O compromisso com o prazer atrai cada vez mais compositores e espectadores/ouvintes. Se no primeiro dia havia menos de cem pessoas, hoje o "Samba do Trabalhador" não recebe menos de 300. Ninguém paga para entrar. Se não quiser comer ou beber, ouve boa música de graça.
Essa não é a única diferença para as casas de samba da Lapa, as mais cultuadas da cidade, onde não se pisa por menos de R$ 10 e a cerveja custa de R$ 3 a R$ 4. No Renascença -e em algumas outras poucas rodas cariocas, como a do Cacique, aos domingos- não há microfone, os músicos se reúnem em torno de uma mesa (e não sobre um palco) e basta querer para cantar criações inéditas.
"Como não temos compromisso com bilheteria, não precisamos cantar só sucessos", diz Luz.
"Mostrar sambas novos é uma forma de as pessoas conhecerem nosso trabalho", exalta Leandro D'Menor, 33, revelado no pau-de-sebo "Quintal do Pagodinho", em 2001, e que na última segunda cantou duas inéditas.
"O samba, desde o início, era feito assim, em quintais, em torno de mesas.

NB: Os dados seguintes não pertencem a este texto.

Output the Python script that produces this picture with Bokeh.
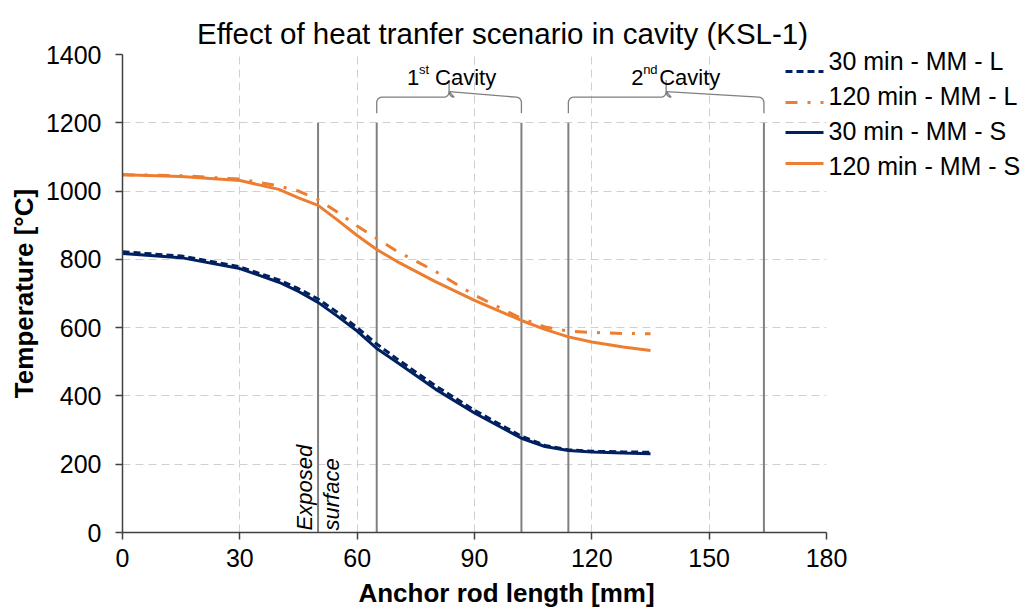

O que acontece aqui lembra os pagodes dos anos 70 e 80", diz Jorge Trindade, o Agrião, 41, compositor de Vila Isabel.
Além da garotada ainda anônima que Luz sonha revelar, vêm freqüentando o "Samba do Trabalhador" nomes já consagrados como Hermínio Bello de Carvalho e um sem-número de autores que, apesar do talento, estão fora dos grandes palcos.
Nesse caso estão Zé Luiz (líder da Velha-Guarda do Império Serrano e autor de sucessos como "Todo Menino É um Rei"), Toninho Geraes ("Seu Balancê" e "Pago pra Ver", do repertório de Zeca), Luizinho Toblow ("À Vera", faixa-título do último disco de Zeca), Paulinho da Aba ("Na Aba", sucesso de Martinho da Vila), Efson ("Firme e Forte", hit de Beth Carvalho) e outros.
Além de ouvi-los, ainda é possível testemunhar no Renascença cenas emocionantes como o minuto de silêncio -marcado pela batida do surdo- feito na última segunda em homenagem à tia Eulália, fundadora do Império Serrano que morrera na véspera. Hoje à tarde tem mais.